6. Check tearing and judder
Tearing and judder are two different issues, but they can be both tested with a video that contains a lot of camera shifts. Players like MPC-HC even provides build-in test pattern for tearing which we can use for the same purpose.
If we see constant tearing in video playback, we need to check if Windows Aero is enabled(don’t laugh, Aero do remove tearing). Playing video in D3D full screen mode (with vertical sync on) can also solve this problem if it’s supported by the player.
Judder on the other hand is often cause by 1)mismatch of refresh rate and video FPS or 2) dual screen setup. It is always a good idea to use the right refresh rate for videos in different FPS. For example, with my display being able to accept 24P, 50P and 60P signal, I choose 23.976HZ (23HZ in CCC) when I play 24P, 50HZ when I play 25P, and 59.94HZ(59HZ in CCC) when I play 30P or 30i, and all these materials give me smooth playback without any noticeable judder. In general, we get smooth playback when we set refresh rate to be multiple times of FPS. In case that we can’t find a suitable refresh rate for a certain FPS, we should consider to use ReClock to slow down or speed up the FPS.
7. Check lip-sync
In HD world, video processing is normally more expensive and time consuming than audio processing, which as a result can make them out of sync, and we call this lip-sync problem. To check lip-sync we can play a movie with a lot of conversational content, and watch and listen carefully to see if lip movement is out of sync with voice. Small different between video and audio can be easily adjusted by audio delay in our AVR or HTPC, but if the difference is more than 0.5 second, we should probably check configuration of audio/video decoder and CPU/GPU usage.

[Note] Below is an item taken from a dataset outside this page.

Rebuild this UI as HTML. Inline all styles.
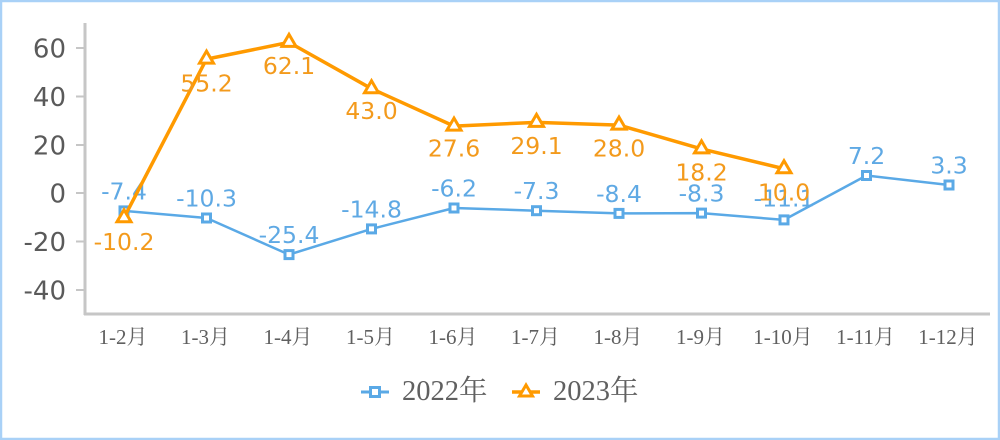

Recommended decoder and renderer combinations
After trying many different combinations of decoders and renderers, I would like to recommend the following combinations which gives me no problem passing the above mentioned calibration tests:
- FFDShow+MadVR: Among all available renderers, MadVR produces best chroma upsampling and scaling quality. To use this renderer, we need a player that supports it (like MPC-HC) and a software video decoder (MadVR doesn’t support DXVA yet). In FFDShow we need to choose only YV12 output and enable subtitle if we need that. The drawbacks of this combination are 1) we will not get BTB and WTW out of it; 2)it consumes a lot of CPU (FFDShow) and GPU (MadVR) resource; 3) it is not commonly supported.
- FFDShow(HQ YV12 to RGB conversion+Dithering)+EVR: FFDShow itself can also provide high quality RGB output if we enable High quality YV12 to RGB conversion and Dithering options. HQ YV12 to RGB conversion uses 11 bits pipeline and dithering removes banding from the final result. The scaling of FFDShow can also be configured which provides very similar result to MadVR. We’re able to use this combination in most players and media centres, but it still won’t give us BTB and WTW.
- FFDShow(YV12 output)+Overlay: My old ATI HD4850 using this combination which gives me untouched YCbCr output with BTB/WTW, and the quality is the same as protected path used in PowerDVD disk mode (case 5 in the previous table). No banding is introduced which suggests no luma conversion throughout the pipeline, also resizing works extremely well which was a big surprise to me. This combination is definitely my first choice, however I can’t get this to work with my HD5770 graphic card, therefore I only recommend it to HD4XXX users.